Getting Unstuck

I’ve come out of this most recent depressive cycle and I’m happy. I’ve been enjoying a wonderful weekend. I’ve spent time with a variety of friends and I’m filled with gratitude.

This is, in part, because I thought to increase my vitamin D dosage from 3,000 mg/day to 5,000. I noticed a difference almost immediately.

However, I think it’s also due to Pema Chodron.

A little over a year ago, I was in a lot of pain. I was still living with my ex and he had started seeing someone new, and he was delighted to let me know about his happiness in every way possible. Plus, as a die-hard liberal, the political climate was (and still is) not a mood improver.

I reached out for help, and am so glad I did.

Hello my lovely siblings,

First of all, hi. I love you and hope you’re both well. We should set up phone dates again soon. Or maybe a group call? That could be a fun way to connect and catch up, no?

Secondly, as you both know, I’m hurting pretty badly these days. It’s bad enough at home, but what’s going on out in the world isn’t helping my emotional state much (thankfully work is fantastic, otherwise my emotional state would be far worse, I’m sure).

My self-care these days often involves turning off screens and reading or listening to music. I’m leaning towards old Ani DiFranco albums a lot. She makes me feel less alone in my anger both at the world and my former relationship and supports me by legitimizing my feelings of having been wronged by both.

My question is this: Can you think of other artists I might like? Gender is unimportant, but a folksy acoustic feel like Ani’s earlier days is what I’m craving, along with lyrics that, like hers, raise emotional awareness and acceptance for me.

Thank you, lovelies. I appreciate any suggestions you might have.

Much love,
Me.

I am so grateful to my brother and sister. There are few people on the planet I admire more than them. Sadly, though, neither had much to suggest by way of music (message to readers: do any of you? I’m always looking for new music to listen to).

maxresdefaultMy brother, however, suggested listening to the audiobook of Getting Unstuck by Pema Chodron. Which I did, and highly recommend for anyone going through a tough time. Thus, my introduction to Pema Chodron occurred.

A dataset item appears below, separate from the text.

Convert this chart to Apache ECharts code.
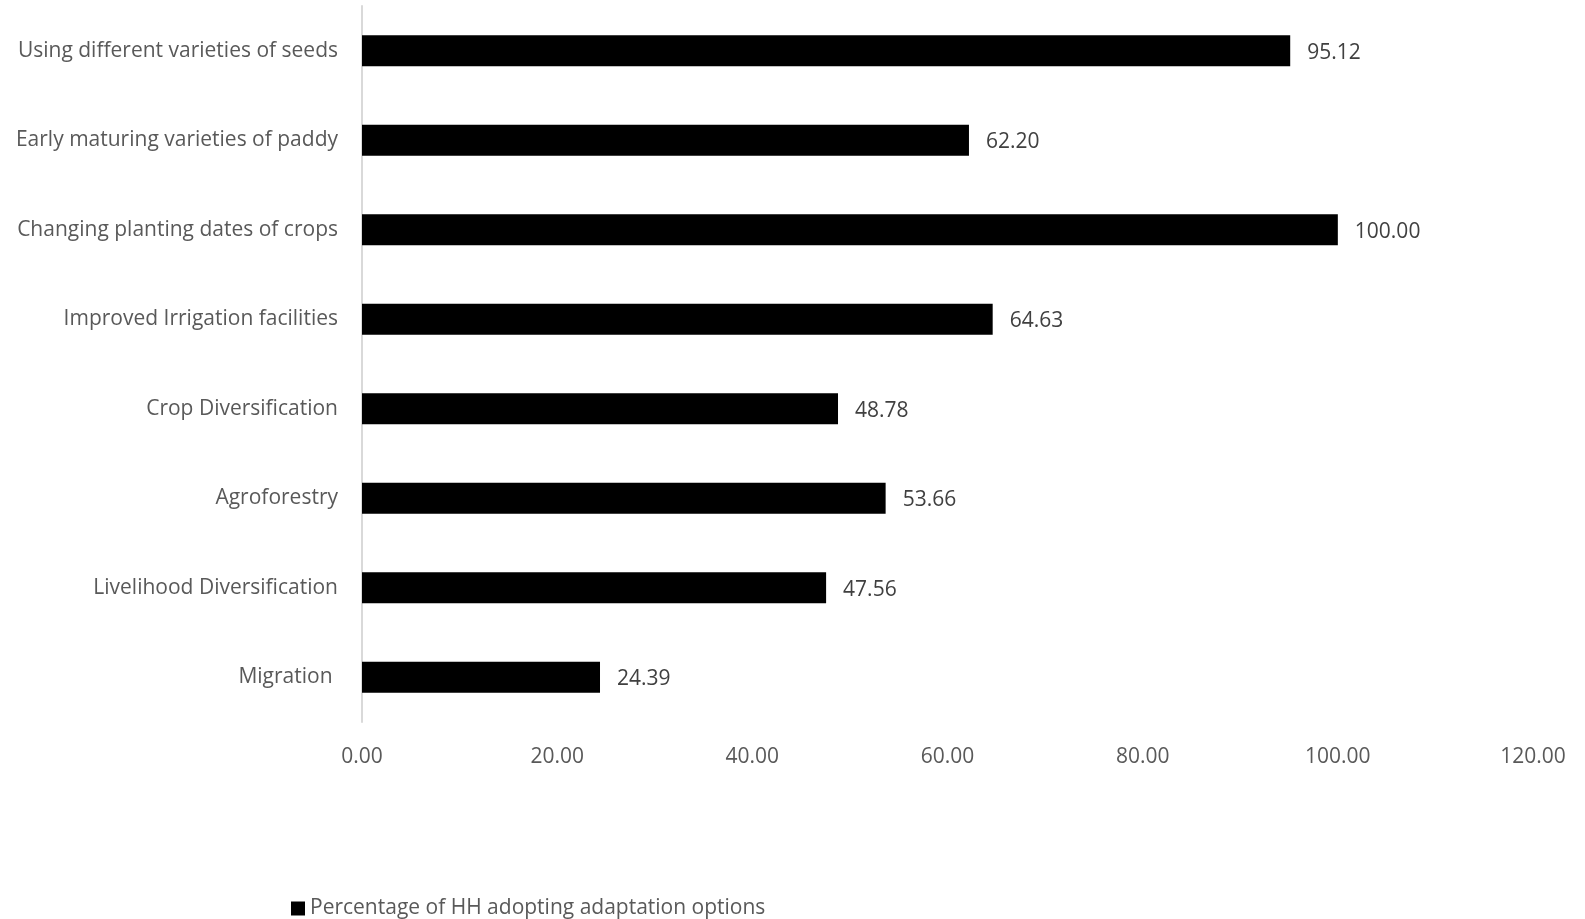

She helped me greatly through my rough times last year, but once I had moved out, I forgot to revisit her. In large part, I forgot the lessons I had been practicing that had helped me so much previously.

Today, I revisited Pema Chodron. Recently I realized that a lot of her talks are available on YouTube but I hadn’t listened to anything new yet. Today, I did.

I devoted three hours of my morning to “Dealing with Difficult Emotions.”

As a result, I’m feeling much less anger. I’m feeling much more acceptance. I’m feeling much more patient.

I wrote my story out yesterday. I wasn’t sure I would publish it, but I did. I wrote about realizing I was in a relationship with someone I was scared of and I wrote about the moment I realized I needed to get out. It took up most of my day, but it is now out of me and out in the world. It is no longer inside me and I can be free of it.

My ex is who he is. He is not in my life anymore. He did some horrible things, and they were very angering and hurtful, and I did not have the luxury of feeling all the appropriate feelings at the time things occurred. I am now caught often, feeling huge emotions about things that took place years ago.

I realize now that I can choose to stay in the present while I process the events of the past. I can leave the negative energy behind me. I do not need to feel hurt by his past behavior in the present moment. In the long run, it is only he that will be hurt by himself.

I am grateful that I got away from him. I feel pity for him in a lot of ways. I could leave him, but he cannot leave himself. He is stuck, and it is unlikely he will ever get unstuck.